OOIDA member settles $7,100 overweight fine in PA town

By Charlie Morasch, Land Line staff writer | Friday, March 30, 2012

An OOIDA member nabbed for an expensive overweight fine in a Pennsylvania township won’t pay $7,100.

But he’s not happy about what he will pay.

Roy Griffin was ticketed and fined $7,100 in January after he said a GPS system sent him to a 5,000-pound limited road in East Whiteland Township, PA. This week, Griffin and an attorney worked out a deal that will allow him to make $25 payments and won’t bankrupt him.

Griffin said he’s not exactly happy with the case’s end result, but a reduced fine of $1,050 is better than paying full price.

“This allows me to keep going,” Griffin said Friday morning. “I don’t have any choice in the matter, financially.”

In mid-January, Griffin was heading to pick up frozen food near East Whiteland Township, PA, heading north on U.S. Highway 202. When he neared his exit, his GPS with truck routing maps told him to exit and turn left on Sidley Road.

Within a mile-and-a-half of his pickup, Griffin said he realized the road had a 5-ton limit.

Then he saw flashing lights in his mirrors as he neared the intersection of Sidley Road and Moores Road – each road weight restricted.
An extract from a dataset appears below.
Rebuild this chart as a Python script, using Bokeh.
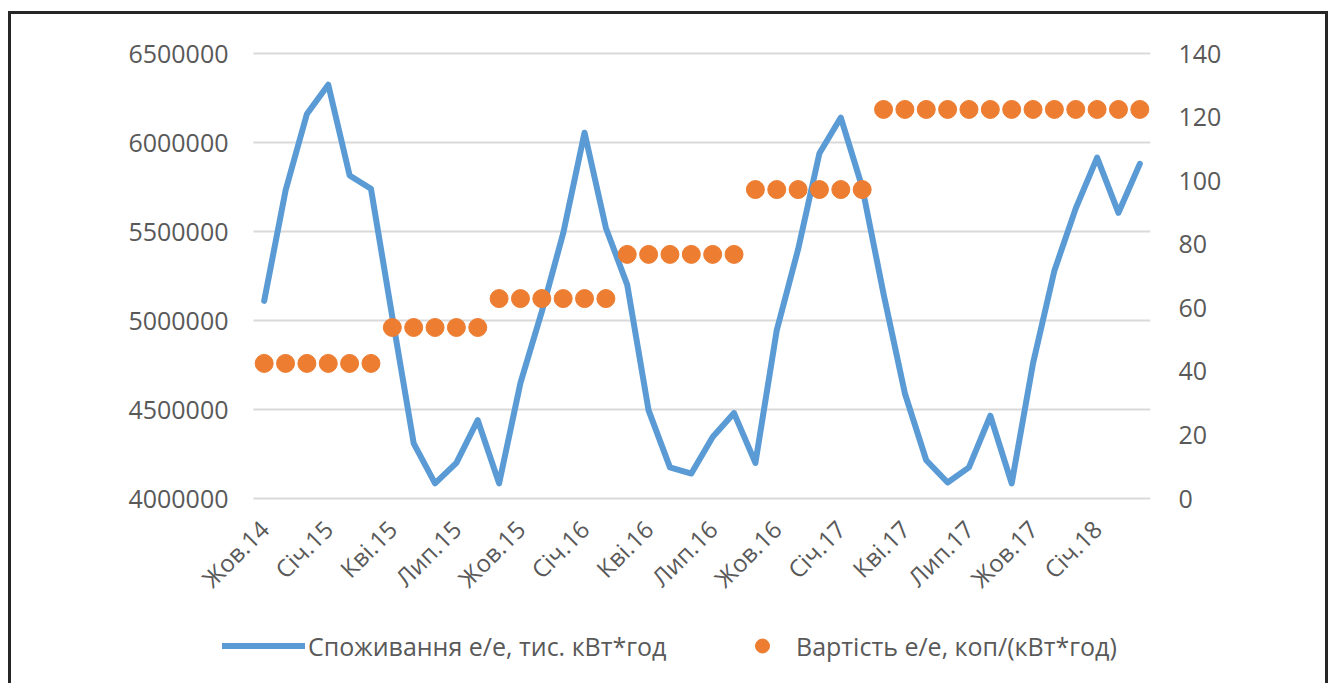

The trooper asked Griffin for his license and registration, and led him to a weigh station – which turned out to be directly across the street from the Pepperidge Farms cold storage facility Griffin was picking up from.

His truck and reefer weighed a combined 35,000 pounds, 25,000 pounds over the road’s limit.

“This is the first time I’ve ever had a ticket for being overweight,” Griffin said in January.

Most GPS makers include a disclaimer and limited warranties that say they’re not responsible for legal liabilities. One such user guide reads, “suggested routings are based on official highway maps, the Code of Federal Regulations, and information provided by state governments. They are provided without a warranty of any kind. The user assumes full responsibility for any delay, expense, loss or damage that may occur as a result of their use.”

Griffin did find a lone bright spot. At the time he was pulled over, at least he hadn’t been loaded yet, which would have doubled his fine.